Dejaron a Demetrios unos frascos con medicinas y las consiguientes indicaciones para cuidar al Rey. Estaba completamente curado, pero asi podria hacer uso de ellas en el caso de que la enfermedad se presentara de nuevo, lo cual por desgracia era muy posible.

Necesitaron tres dias enteros para despedirse de todas las amistades que habian hecho en la ciudad. Jean-Baptiste, con el pensamiento completamente puesto en su bien amada, rechazo con la mayor cortesia que pudo los ofrecimientos carnales, que no fueron pocos en aquellas ultimas veladas; no obstante, el maestro Juremi se empleo a fondo por los dos.

Asi llego el ultimo dia. La estacion calida tocaba a su fin y las noches se cargaban de oscuros nubarrones. Los viajeros tuvieron una ultima conversacion con el Rey, en la parte alta del palacio, en la misma sala donde los habia recibido al llegar. El soberano estaba tan emocionado que tenia lagrimas en los ojos y los abrazo como a hermanos. Dijo que cada dia rogaria a Dios para que los protegiera y los devolviera pronto a su lado.

– Tengan -dijo tendiendoles una cadena de oro con un medallon del misino metal, ancho como la mitad de una mano y acunado con la efigie de un leon de Juda-. Se que ustedes son un poco incredulos, pero en su interior hay algo mas que materia.

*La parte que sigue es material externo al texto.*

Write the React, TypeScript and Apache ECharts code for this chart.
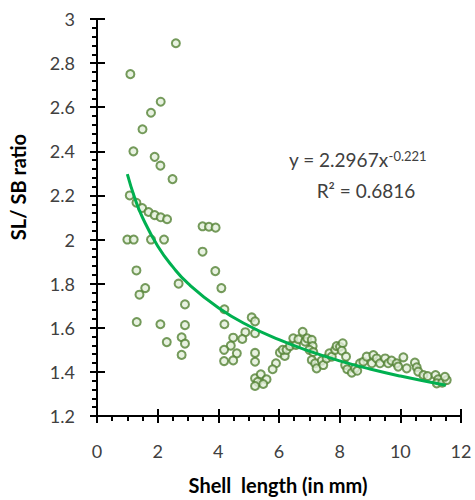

El Rey le puso la cadena en el cuello a Jean-Baptiste con sus propias manos y le dio un abrazo. Con el maestro Juremi hizo lo propio, y luego desaparecio con prontitud.

Aquel mismo dia le vieron de nuevo, pero de lejos, en una audiencia oficial, ya que a los ojos de los sacerdotes y de los principes no habia constancia de sus entrevistas privadas con el Rey, aunque sin duda todos estaban al corriente de ello.

Los condujeron al patio del palacio donde se habia dispuesto el trono. Entretanto, los cuatro leones, a algunos pasos del soberano, rugian en su jaula. El Emperador permanecia inmovil como siempre, y solo hablaba por mediacion de su «boca» oficial. Poncet y el maestro Juremi se prosternaron cuan largos eran. Las losas rugosas en las que descansaban sus rostros tenian ahora un olor casi familiar, y no les resultaban tan frias como a su llegada. Esta tierra, o mejor dicho, esta piedra, que en el pais del basalto a ras del cielo al fin y al cabo era lo mismo, era ya un poco la suya. Como la audiencia se prolongaba y los sacerdotes consideraron oportuno que estuvieran prosternados aun un rato, cada uno vio al incorporarse que el otro habia mojado ligeramente el suelo con sus lagrimas.

Un destacamento de treinta guerreros a caballo los acompano desde la ciudad hasta Axum, a cinco dias de marcha. Alli se reunieron con Murad el Joven y con el resto de la caravana, y tambien con los elefantes. Una escolta formada unicamente por siete hombres los acompano hasta los confines del imperio, y despues partieron a galope hacia la costa.